If you don't understand what the parts of the Win32 API are for, then yes, it may seem like a mess. And yes, there are some parts that are unnecessarily hairy. But the same thing can be said about parts of dotNET.

The 22.4MB download is not the entire download. That's the part that checks for previously installed versions, hardware profiles, etc. and then queues up the rest of the framework for download and integration/compilation. So if you're upgrading from 1.0 to 2.0, it doesn't need to re-download all the backwards compatible stuff. The framework itself is 280MB for the x86 version. And those 280MB need to come from somewhere.

And less memory usage is a good thing. Even 11MB is worth quibbling over, especially for a rather trivial application like a modlauncher. Because there are lots of those trivial little applications, and if all of them begin using triple the RAM they needed, you very quickly run into performance issues.

Anyway, you should probably give Win32 another shot, it seems like you've had bad experiences.
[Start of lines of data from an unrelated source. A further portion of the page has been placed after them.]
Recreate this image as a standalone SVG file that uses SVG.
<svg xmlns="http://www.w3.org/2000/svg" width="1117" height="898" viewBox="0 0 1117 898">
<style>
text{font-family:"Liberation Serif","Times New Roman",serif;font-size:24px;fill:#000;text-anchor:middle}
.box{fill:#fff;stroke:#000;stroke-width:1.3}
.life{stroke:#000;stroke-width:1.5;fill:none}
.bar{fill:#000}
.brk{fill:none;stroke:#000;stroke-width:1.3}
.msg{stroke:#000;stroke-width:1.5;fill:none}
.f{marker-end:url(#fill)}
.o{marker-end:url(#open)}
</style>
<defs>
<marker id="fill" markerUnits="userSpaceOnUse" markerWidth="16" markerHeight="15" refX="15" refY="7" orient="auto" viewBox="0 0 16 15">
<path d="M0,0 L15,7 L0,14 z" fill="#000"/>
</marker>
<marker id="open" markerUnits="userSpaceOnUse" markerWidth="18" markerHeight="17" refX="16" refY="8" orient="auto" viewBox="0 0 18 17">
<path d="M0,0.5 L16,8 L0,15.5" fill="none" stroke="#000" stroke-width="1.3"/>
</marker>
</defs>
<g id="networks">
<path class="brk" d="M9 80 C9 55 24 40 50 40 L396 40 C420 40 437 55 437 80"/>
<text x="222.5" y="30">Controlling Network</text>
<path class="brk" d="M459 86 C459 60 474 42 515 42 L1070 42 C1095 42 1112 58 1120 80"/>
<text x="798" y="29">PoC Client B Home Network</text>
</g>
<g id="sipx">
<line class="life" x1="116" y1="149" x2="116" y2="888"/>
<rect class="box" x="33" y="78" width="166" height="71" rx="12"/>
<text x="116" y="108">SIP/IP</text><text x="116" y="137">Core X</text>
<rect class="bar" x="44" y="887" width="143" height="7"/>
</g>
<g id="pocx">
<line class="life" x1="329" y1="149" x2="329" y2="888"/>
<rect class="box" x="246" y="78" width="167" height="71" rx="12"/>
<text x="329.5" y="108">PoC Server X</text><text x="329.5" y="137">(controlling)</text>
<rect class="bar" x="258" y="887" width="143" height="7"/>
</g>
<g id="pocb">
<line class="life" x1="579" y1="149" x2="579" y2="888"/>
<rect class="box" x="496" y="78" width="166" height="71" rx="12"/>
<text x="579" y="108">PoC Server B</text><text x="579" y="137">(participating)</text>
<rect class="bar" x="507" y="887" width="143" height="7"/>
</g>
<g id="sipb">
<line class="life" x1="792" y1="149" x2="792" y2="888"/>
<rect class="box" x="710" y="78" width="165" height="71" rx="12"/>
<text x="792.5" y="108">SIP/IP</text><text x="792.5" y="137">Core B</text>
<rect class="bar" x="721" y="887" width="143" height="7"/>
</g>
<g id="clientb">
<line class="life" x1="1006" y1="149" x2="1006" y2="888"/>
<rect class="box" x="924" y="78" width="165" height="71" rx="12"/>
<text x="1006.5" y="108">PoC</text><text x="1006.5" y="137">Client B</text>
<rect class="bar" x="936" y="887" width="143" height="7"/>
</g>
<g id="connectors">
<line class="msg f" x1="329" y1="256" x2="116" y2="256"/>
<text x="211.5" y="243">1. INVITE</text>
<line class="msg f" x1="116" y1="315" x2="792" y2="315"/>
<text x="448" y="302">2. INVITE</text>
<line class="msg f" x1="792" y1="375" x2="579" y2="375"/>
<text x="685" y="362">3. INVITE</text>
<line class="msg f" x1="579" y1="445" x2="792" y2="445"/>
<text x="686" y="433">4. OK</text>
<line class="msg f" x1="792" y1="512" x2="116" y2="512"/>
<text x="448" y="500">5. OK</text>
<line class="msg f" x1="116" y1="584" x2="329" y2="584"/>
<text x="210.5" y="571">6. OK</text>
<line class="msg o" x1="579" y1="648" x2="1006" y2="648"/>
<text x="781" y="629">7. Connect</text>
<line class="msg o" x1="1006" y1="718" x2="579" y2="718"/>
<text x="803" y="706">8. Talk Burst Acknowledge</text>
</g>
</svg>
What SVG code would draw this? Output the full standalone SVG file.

Especially for an app like this, the difference between coding with .NET and with "old technology" is practically zero. Any decent visual editor will take care of all the messy GUI bits, and you can just fill in the actual logic. Which really only consists of overwriting a text file with a given relative path, and calling a run() method that optionally includes a saved file in the command switches. And doing that is virtually identical between the COM and .NET interfaces.

Unless your major complaint is making the GUIs, which means you aren't using visual editors, and also that you're masochistic enough to hand-code that stuff. To which I have to say, "Good God man, you have better uses of your time!" Let the machines handle that mundane stuff.